Listed records =>
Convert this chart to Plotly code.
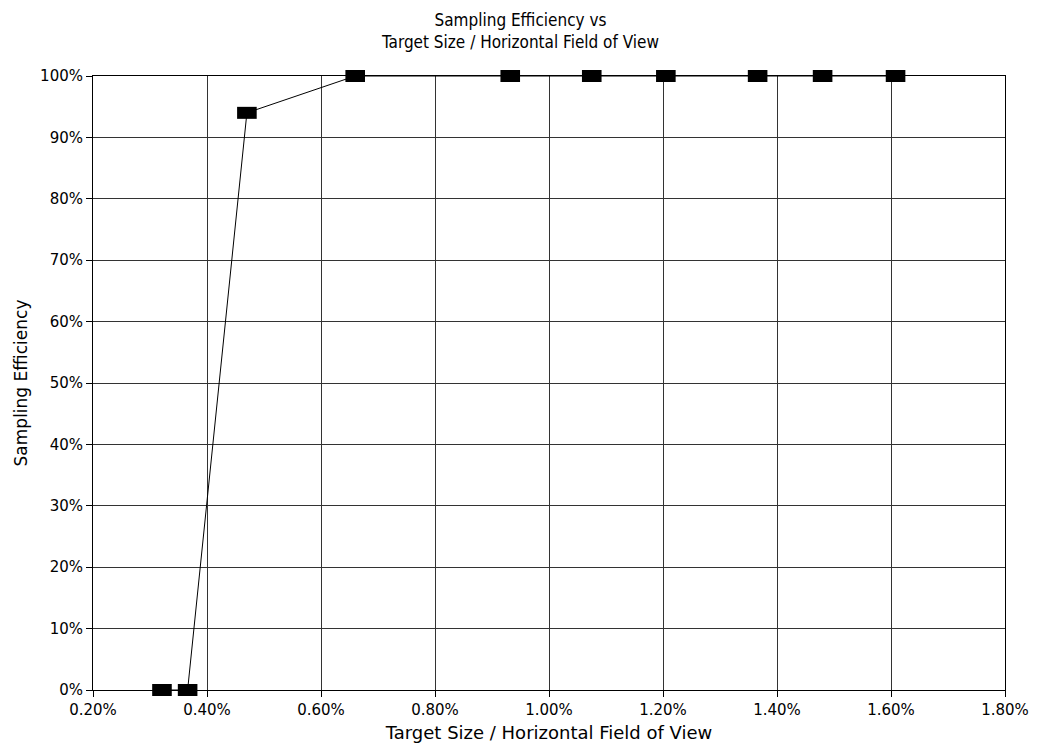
import plotly.graph_objects as go

# Target size as a fraction of horizontal field of view (%), and sampling efficiency (%)
target_ratio_pct = [0.321, 0.366, 0.470, 0.660, 0.932, 1.075, 1.205, 1.366, 1.480, 1.608]
efficiency_pct = [0, 0, 94, 100, 100, 100, 100, 100, 100, 100]

x_ticks = [0.2, 0.4, 0.6, 0.8, 1.0, 1.2, 1.4, 1.6, 1.8]
x_tick_text = ["0.20%", "0.40%", "0.60%", "0.80%", "1.00%", "1.20%", "1.40%", "1.60%", "1.80%"]
y_ticks = list(range(0, 101, 10))
y_tick_text = [f"{v}%" for v in y_ticks]

cond_font = "DejaVu Sans Condensed, DejaVu Sans, Liberation Sans, sans-serif"
wide_font = "DejaVu Sans, Liberation Sans, sans-serif"

fig = go.Figure()

# connecting line
fig.add_trace(go.Scatter(
    x=target_ratio_pct, y=efficiency_pct, mode="lines",
    line=dict(color="black", width=1), hoverinfo="skip", showlegend=False,
))
# rectangular black point markers
fig.add_trace(go.Scatter(
    x=target_ratio_pct, y=efficiency_pct, mode="markers",
    marker=dict(symbol="line-ew", size=14, line=dict(color="black", width=12)),
    showlegend=False, cliponaxis=False,
))

axis_common = dict(
    showgrid=True, gridcolor="#333", gridwidth=1,
    showline=True, linecolor="black", linewidth=1, mirror=True,
    ticks="outside", ticklen=6, tickcolor="black",
    zeroline=False,
    tickfont=dict(family=wide_font, size=15, color="black"),
)

fig.update_layout(
    width=1041, height=752,
    margin=dict(l=93, r=33, t=76, b=62),
    paper_bgcolor="white", plot_bgcolor="white",
    title=dict(
        text="Sampling Efficiency vs<br>Target Size / Horizontal Field of View",
        x=0.5, xanchor="center", y=1 - 26 / 752, yanchor="middle",
        font=dict(family=cond_font, size=17, color="black"),
    ),
    xaxis=dict(
        range=[0.2, 1.8], tickvals=x_ticks, ticktext=x_tick_text,
        title=dict(text="Target Size / Horizontal Field of View", standoff=8,
                   font=dict(family=wide_font, size=18, color="black")),
        **axis_common,
    ),
    yaxis=dict(
        range=[0, 100], tickvals=y_ticks, ticktext=y_tick_text,
        title=dict(text="Sampling Efficiency", standoff=8,
                   font=dict(family=wide_font, size=17, color="black")),
        **axis_common,
    ),
)

fig.write_html("out.html")
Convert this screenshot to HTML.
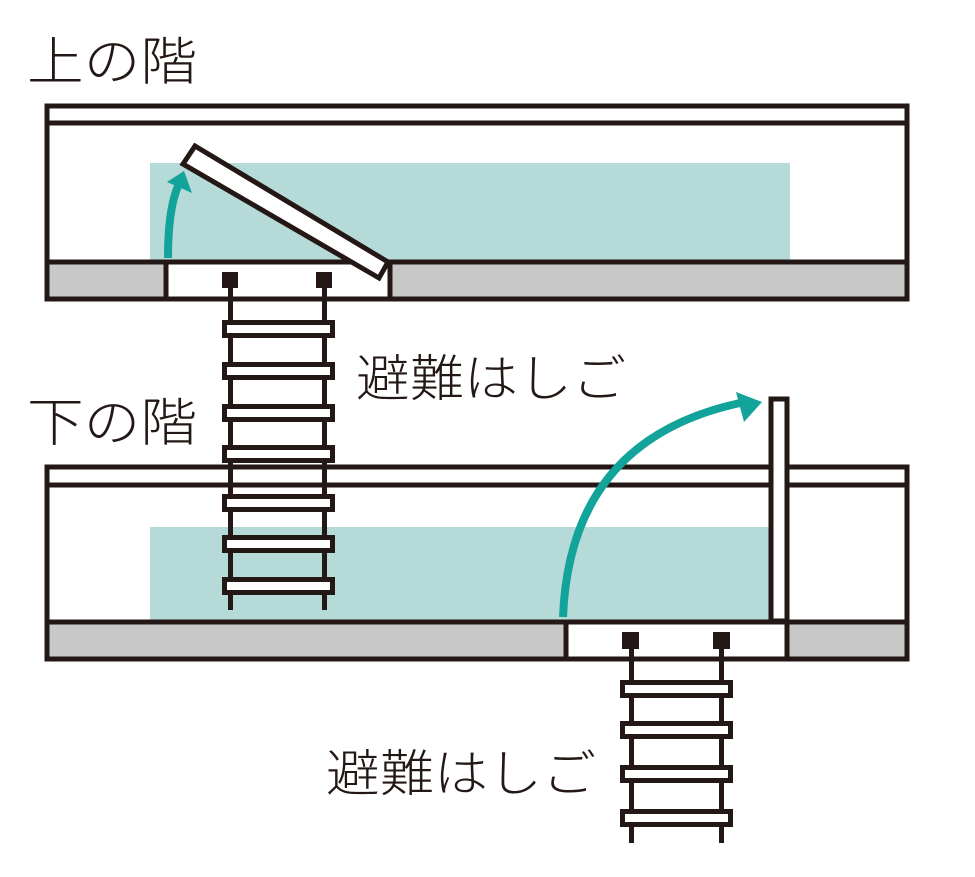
<!DOCTYPE html>
<html><head><meta charset="utf-8"><style>
html,body{margin:0;padding:0;background:#fff;}
svg{display:block}
text{font-family:"Liberation Sans","Noto Sans CJK JP",sans-serif;fill:#231815;font-weight:300;}
</style></head><body>
<svg width="975" height="877" viewBox="0 0 975 877" xmlns="http://www.w3.org/2000/svg">
<g stroke="#231815" stroke-width="5" fill="none">
<rect x="47" y="106" width="860" height="193" fill="#fff"/>
<line x1="47" y1="123" x2="907" y2="123"/>
</g>
<rect x="150" y="163" width="640" height="98" fill="#b6dad7"/>
<g stroke="#231815" stroke-width="5">
<rect x="47" y="262" width="860" height="37" fill="#c8c8c8"/>
<rect x="166" y="262" width="224" height="37" fill="#fff"/>
<polygon points="195,146 388,262 379,278 183,164" fill="#fff"/>
</g>
<path d="M168,258 Q168,205 180,182" stroke="#12a39a" stroke-width="8" fill="none"/>
<polygon points="167,182 184,171 192,193" fill="#12a39a"/>

<g stroke="#231815" stroke-width="5" fill="none">
<rect x="47" y="467" width="860" height="192" fill="#fff"/>
<line x1="47" y1="485" x2="907" y2="485"/>
</g>
<rect x="150" y="527" width="620" height="94" fill="#b6dad7"/>
<g stroke="#231815" stroke-width="5">
<rect x="47" y="622" width="860" height="37" fill="#c8c8c8"/>
<rect x="566" y="622" width="221" height="37" fill="#fff"/>
<rect x="771" y="399" width="16" height="222" fill="#fff"/>
</g>
<path d="M563,617 Q570,440 740,403" stroke="#12a39a" stroke-width="8" fill="none"/>
<polygon points="736,392 762,402 744,422" fill="#12a39a"/>

<g fill="#231815">
<rect x="222" y="272" width="16" height="16"/>
<rect x="316" y="272" width="16" height="16"/>
<rect x="228" y="285" width="5" height="325"/>
<rect x="322" y="285" width="5" height="325"/>
</g>
<g stroke="#231815" stroke-width="5" fill="#fff">
<rect x="224.5" y="322.5" width="108" height="13"/>
<rect x="224.5" y="364.5" width="108" height="13"/>
<rect x="224.5" y="406.5" width="108" height="13"/>
<rect x="224.5" y="447.5" width="108" height="13"/>
<rect x="224.5" y="496.5" width="108" height="13"/>
<rect x="224.5" y="537.5" width="108" height="13"/>
<rect x="224.5" y="579.5" width="108" height="13"/>
</g>
<g fill="#231815">
<rect x="622" y="632" width="17" height="17"/>
<rect x="713" y="632" width="17" height="17"/>
<rect x="629" y="645" width="5" height="198"/>
<rect x="719" y="645" width="5" height="198"/>
</g>
<g stroke="#231815" stroke-width="5" fill="#fff">
<rect x="622.5" y="682.5" width="108" height="13"/>
<rect x="622.5" y="723.5" width="108" height="13"/>
<rect x="622.5" y="767.5" width="108" height="13"/>
<rect x="622.5" y="811.5" width="108" height="13"/>
</g>

<text x="27" y="80" font-size="52" textLength="170" lengthAdjust="spacingAndGlyphs">上の階</text>
<text x="27" y="441" font-size="52" textLength="170" lengthAdjust="spacingAndGlyphs">下の階</text>
<text x="356" y="396" font-size="50" textLength="270" lengthAdjust="spacingAndGlyphs">避難はしご</text>
<text x="326" y="791" font-size="50" textLength="270" lengthAdjust="spacingAndGlyphs">避難はしご</text>
</svg>
</body></html>
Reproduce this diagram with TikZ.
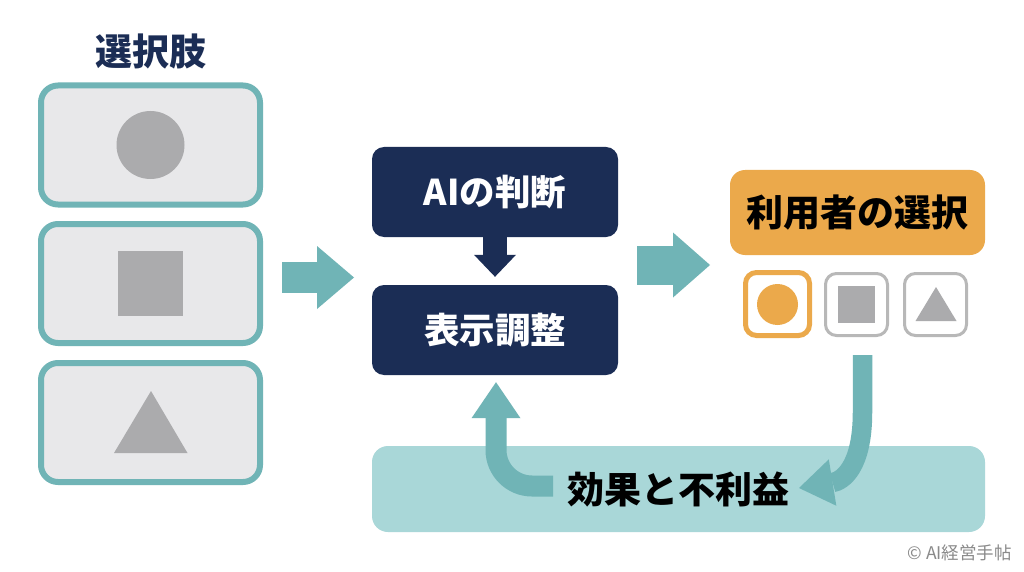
\documentclass[tikz,border=0pt]{standalone}
\usepackage{fontspec}
\newfontfamily\jp{Noto Sans CJK JP}
\usetikzlibrary{arrows.meta,shapes.geometric}
\definecolor{tealA}{HTML}{70B4B6}
\definecolor{navyA}{HTML}{1B2D55}
\definecolor{orangeA}{HTML}{EBA94B}
\definecolor{boxgray}{HTML}{E8E8EA}
\definecolor{shapegray}{HTML}{ABABAD}
\definecolor{linegray}{HTML}{B8B8B8}
\definecolor{barteal}{HTML}{A9D7D8}
\definecolor{copygray}{HTML}{8A8A8A}
\begin{document}
\begin{tikzpicture}[x=1pt,y=-1pt,
  optbox/.style={draw=tealA, line width=6pt, fill=boxgray, rounded corners=17pt,
    minimum width=219pt, minimum height=119pt, inner sep=0pt, outer sep=0pt},
  navybox/.style={fill=navyA, rounded corners=12pt, minimum width=246pt,
    minimum height=90pt, inner sep=0pt, text=white,
    font=\jp\bfseries\fontsize{35.5}{35.5}\selectfont},
  smallbox/.style={fill=white, rounded corners=11pt, inner sep=0pt, outer sep=0pt},
  gshape/.style={fill=shapegray, inner sep=0pt, outer sep=0pt},
  blockarrow/.style n args={3}{draw=tealA, line width=#1,
    -{Triangle[width=#2 0 0, length=#3 0 0, line width=0pt 0 0]}},
]
\useasboundingbox (0,0) rectangle (1024,572);
\fill[white] (0,0) rectangle (1024,572);

% title
\node[text=navyA, font=\jp\bfseries\fontsize{37}{37}\selectfont] (title) at (151,51) {選択肢};

% option boxes
\node[optbox] (opt1) at (150.5,145) {};
\node[optbox] (opt2) at (150.5,283.5) {};
\node[optbox] (opt3) at (150.5,422.5) {};
\node[gshape, circle, minimum size=68pt] (c1) at (opt1.center) {};
\node[gshape, minimum size=65pt] (s1) at (opt2.center) {};
\fill[shapegray] (151,391) -- (187.5,453) -- (114,453) -- cycle;

% arrow 1
\coordinate (a1s) at (282,277.5);
\coordinate (a1e) at (354,277.5);
\draw[blockarrow={31pt}{63pt}{37pt}] (a1s) -- (a1e);

% navy boxes
\node[navybox] (ai) at (495,192) {AIの判断};
\node[navybox] (disp) at (495,330) {表示調整};
\draw[blockarrow={24pt}{42pt}{22pt}, draw=navyA] (ai.south) -- ([yshift=8pt]disp.north);

% arrow 2
\coordinate (a2s) at (637,265);
\coordinate (a2e) at (710,265);
\draw[blockarrow={39pt}{65pt}{37pt}] (a2s) -- (a2e);

% user choice
\node[fill=orangeA, rounded corners=15pt, minimum width=255pt, minimum height=85pt,
  inner sep=0pt, font=\jp\bfseries\fontsize{37}{37}\selectfont] (user) at (857.5,212.5) {利用者の選択};

\node[smallbox, draw=orangeA, line width=5pt, minimum width=64pt, minimum height=63pt] (sa) at (777.5,304) {};
\node[smallbox, draw=linegray, line width=3pt, minimum width=62pt, minimum height=62pt] (sb) at (856.5,304.5) {};
\node[smallbox, draw=linegray, line width=3pt, minimum width=62pt, minimum height=62pt] (sc) at (935.5,304.5) {};
\node[fill=orangeA, circle, minimum size=41pt, inner sep=0pt] (ca) at (777.5,304.5) {};
\node[gshape, minimum size=37pt] (sqb) at (sb.center) {};
\fill[shapegray] (936,287) -- (956.5,321) -- (915.5,321) -- cycle;

% bottom bar
\node[fill=barteal, rounded corners=16pt, minimum width=613pt, minimum height=86pt,
  inner sep=0pt] (bar) at (678.5,489) {};
\node[font=\jp\bfseries\fontsize{37}{37}\selectfont, text=black] (eff) at (678,489) {効果と不利益};

% feedback arrows
\coordinate (upS) at (553,486);
\draw[blockarrow={21pt}{49pt}{36pt}, rounded corners=36pt] (upS) -| ([xshift=1pt,yshift=-7pt]disp.south);
\coordinate (dnS) at (862.5,355);
\coordinate (dnE) at (799,488);
\draw[blockarrow={19.5pt}{47pt}{34pt}] (dnS) -- (862.5,412) .. controls (862.5,468) and (842,481) .. (dnE);

% copyright
\node[anchor=east, text=copygray, font=\jp\fontsize{17.5}{17.5}\selectfont, inner sep=0pt] (copy) at (1012,552.5) {© AI経営手帖};
\end{tikzpicture}
\end{document}
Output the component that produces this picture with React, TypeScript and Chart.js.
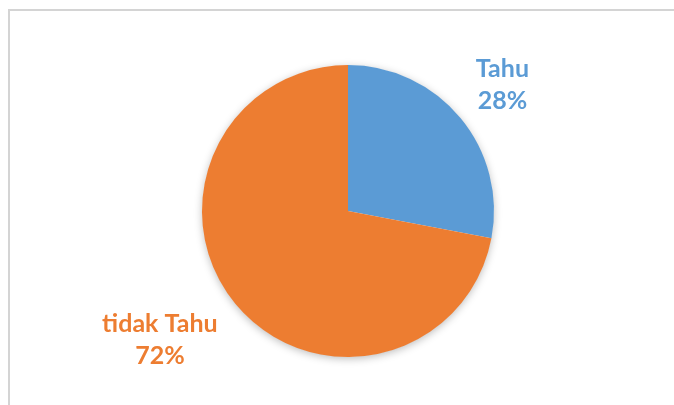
import React, { useEffect, useRef } from "react";
import { Chart, registerables } from "chart.js";

Chart.register(...registerables);

const categories = ["Tahu", "tidak Tahu"];
const percentages = [28, 72];
const sliceColors = ["#5B9BD5", "#ED7D31"];
// label placement: radial factor along slice mid-angle, plus pixel nudge
const labelRadial = [1.355, 1.45];
const labelNudge = [[2, 0], [-25, -6]];

const labelFont = "bold 25px Lato";

const framePlugin = {
  id: "frame",
  beforeDraw(chart: any) {
    const ctx = chart.ctx;
    ctx.save();
    ctx.fillStyle = "#ffffff";
    ctx.fillRect(0, 0, chart.width, chart.height);
    ctx.strokeStyle = "#d4d4d4";
    ctx.lineWidth = 2;
    ctx.beginPath();
    ctx.moveTo(9, chart.height + 5);
    ctx.lineTo(9, 10);
    ctx.lineTo(chart.width + 5, 10);
    ctx.stroke();
    ctx.restore();
  },
  beforeDatasetsDraw(chart: any) {
    const meta = chart.getDatasetMeta(0);
    const arc = meta.data[0];
    if (!arc) return;
    const { x, y, outerRadius } = arc.getProps(["x", "y", "outerRadius"], true);
    const ctx = chart.ctx;
    ctx.save();
    ctx.shadowColor = "rgba(0,0,0,0.28)";
    ctx.shadowBlur = 9;
    ctx.shadowOffsetY = 2;
    ctx.fillStyle = "#ffffff";
    ctx.beginPath();
    ctx.arc(x, y, outerRadius - 0.5, 0, Math.PI * 2);
    ctx.fill();
    ctx.restore();
  },
  afterDatasetsDraw(chart: any) {
    const meta = chart.getDatasetMeta(0);
    const ctx = chart.ctx;
    ctx.save();
    ctx.font = labelFont;
    ctx.textAlign = "center";
    ctx.textBaseline = "alphabetic";
    meta.data.forEach((arc: any, i: number) => {
      const { x, y, outerRadius, startAngle, endAngle } = arc.getProps(
        ["x", "y", "outerRadius", "startAngle", "endAngle"],
        true
      );
      const mid = (startAngle + endAngle) / 2;
      const r = outerRadius * labelRadial[i];
      const cx = x + Math.cos(mid) * r + labelNudge[i][0];
      const cy = y + Math.sin(mid) * r + labelNudge[i][1];
      ctx.fillStyle = sliceColors[i];
      ctx.fillText(categories[i], cx, cy - 8);
      ctx.fillText(percentages[i] + "%", cx, cy + 24);
    });
    ctx.restore();
  },
};

export default function App() {
  const ref = useRef<HTMLCanvasElement | null>(null);
  useEffect(() => {
    if (!ref.current) return;
    const chart = new Chart(ref.current, {
      type: "pie",
      data: {
        labels: categories,
        datasets: [
          {
            data: percentages,
            backgroundColor: sliceColors,
            borderWidth: 0,
          },
        ],
      },
      options: {
        animation: false,
        responsive: false,
        maintainAspectRatio: false,
        layout: { padding: { top: 65, bottom: 48, left: 22, right: 0 } },
        plugins: {
          legend: { display: false },
          tooltip: { enabled: false },
        },
      },
      plugins: [framePlugin],
    });
    return () => chart.destroy();
  }, []);
  return (
    <div style={{ position: "fixed", left: 0, top: 0, width: 674, height: 405 }}>
      <canvas ref={ref} width={674} height={405} style={{ display: "block" }} />
    </div>
  );
}
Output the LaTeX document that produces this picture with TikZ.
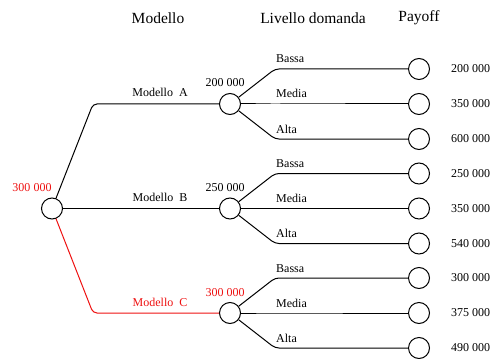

Your goal => Say how many lines of the data include the word "Convert". Nothing other than the number should be given.

Full solution => 2